Jayne asked on facebook, “what are your dreams and ambitions?”
I could talk to you for hours about this because the journey towards developing and framing one has been a long and winding road with many false starts and missteps
I can sort of reverse engineer them from my childhood ambitions- to be an astronaut, scientist, video game designer, website maker, lawyer, journalist, blogger, novelist
If you zoom out from the functional fixedness of the roles: I want to explore, to learn, to create meaningful experiences, to argue for what is fair, and to play with words
In practical terms, the main thing is just to sustain an uncommonly intense writing practice, which I have been doing. I have some “would be nice” plans like writing X number of short stories, novels, get featured here, meet that person”, etc, but I’m not too attached to any of those things. The main thing is to just write intensely every day until I die, and to have tolerable quality of life in the interim. Everything else is quite negotiable
Jayne: That’s just it I guess, that strange balance of the “nice to haves” and the things you know you need to fulfill / accomplish. In your case i guess it’s to become the best writer you could be, and you truly believe that by questioning and doing intensely, that you’ll get there?
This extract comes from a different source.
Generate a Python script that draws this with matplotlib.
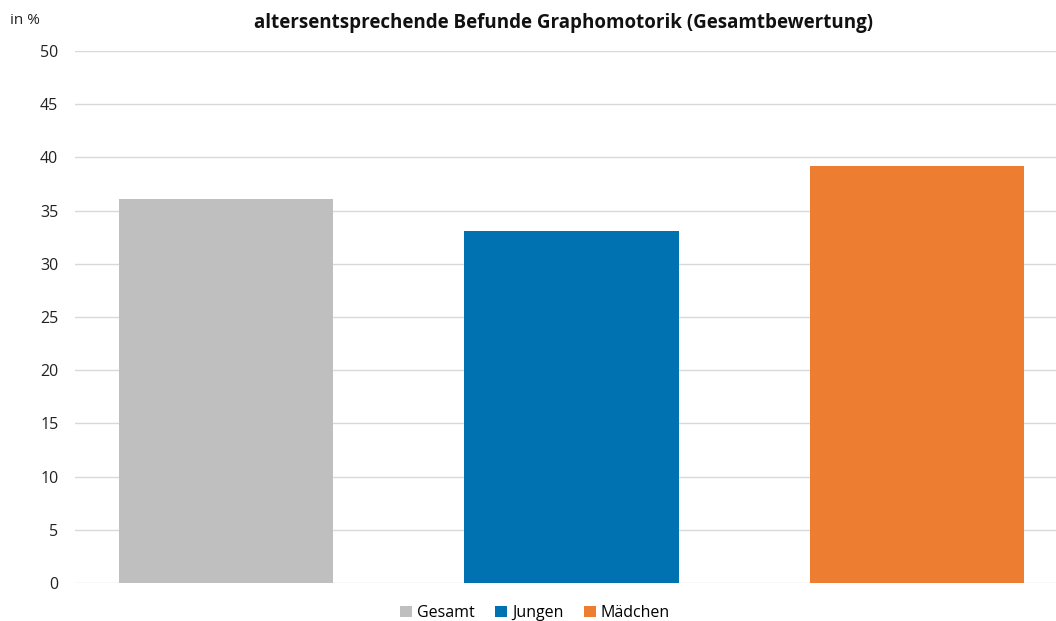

Yep. I’ve made enough progress so far and received enough feedback to know that I’m on the right track. Everything else is just refinement, doubling down on what works, throwing out what doesn’t, sticking to it, etc.
This is the important part though:
I didn’t always have such clarity that I wanted to be a writer in the purposeful, active, proactive sense.
I wouldn’t have dared to dream that as a kid, because I had (and still have) uncommonly high standards when it comes to writing. Writing was always close to me, something I always turned to, but I didn’t dare make it “my thing” until maybe my NS years– and even then it was more like, “let’s take this hobby more seriously” rather than a devoted vocation.
So I just kept it on the backburner while trying out all sorts of other things.
I got some criticisms of some of my early writing, but it just made me think “They don’t understand what I’m trying to say, I need to work harder and be clearer” rather than “This isn’t for me.”
(And I’m not one of those people who work crazy-hard at everything. I have said ‘”this isn’t for me” for many things.)
Only after I started getting positive responses and feedback did I dare to believe that yes, I’ve got a serious shot at being an uncommonly good writer.
TLDR– You’re absolutely right, though I feel it’s important that to emphasize that the “truly believe” bit was neither inborn nor a bolt out of the blue. It was something that developed over time, experience, feedback.
Jayne: That’s nice to hear; it’s very real, this responding to feedback thing. Some people have that unwavering belief in themselves in exactly what they want to achieve, no matter if it’s not in sight. But maybe for people like you and i, we have hopes and aspirations to be the best possible versions of ourselves, we just don’t know what that exactly is till we get more experience and criticism over time. There is much hope for us
I have my serious doubts about the “unwavering belief” people. I think there’s a lot of selection bias and survivorship bias, and myth building. Memories are reconstructed every time we remember them. So if we get successful at something, it’s then very easy to connect the dots backwards and assume that we were ambitious all along, destined, etc etc. It gets messy. It’s very easy to say that I always wanted to be a writer. But I always wanted to be an astronaut, too. So I think the “unwavering belief” thing is very misleading. It’s more about feedback loops, really.
So actually… I prefer not to ask people about their ambitions. Ambition is a heavy word, and it can get a bit performative.
I prefer to ask about taste. What are you very exacting about? (You: food, me: words.) The more anal you are about something, the better a shot you have at being world-class at it, because you’ll obsess over it longer than anybody else, and you’ll dream about it, think about it in the shower, and so on.
The scary thing, though, is that because you have such high standards, you’re hyper-conscious of your own failure and incompetence. Ira Glass talked about this quite beautifully.
Oh, and to address the part about “certainly those aren’t dreams and ambitions” – I think you’re either being unfair to yourself or you’re playing with hand-me-down ideas that aren’t very helpful. “Dreams And Ambitions (TM)” are a construct, and you don’t necessarily need to have some nice stock answer to trot around like a resume.
Besides writing, I have some very mundane and/or boring things that matter to me. I’d like to fix my shitty relationship with food. I’d like to learn to live in the moment, peaceful and still. I’d like to learn to swim, I’d like to enjoy a long drive on an open road. I’d like to grow old and host dinner parties with lots of thoughtful, compassionate friends. I’d like to resolve all my childhood guilt and neuroses, and when I’m old be able to say, I helped and served more than I hurt and offended.
And I’d like to laugh a lot. Many, many laughs. And orgasms. Amen.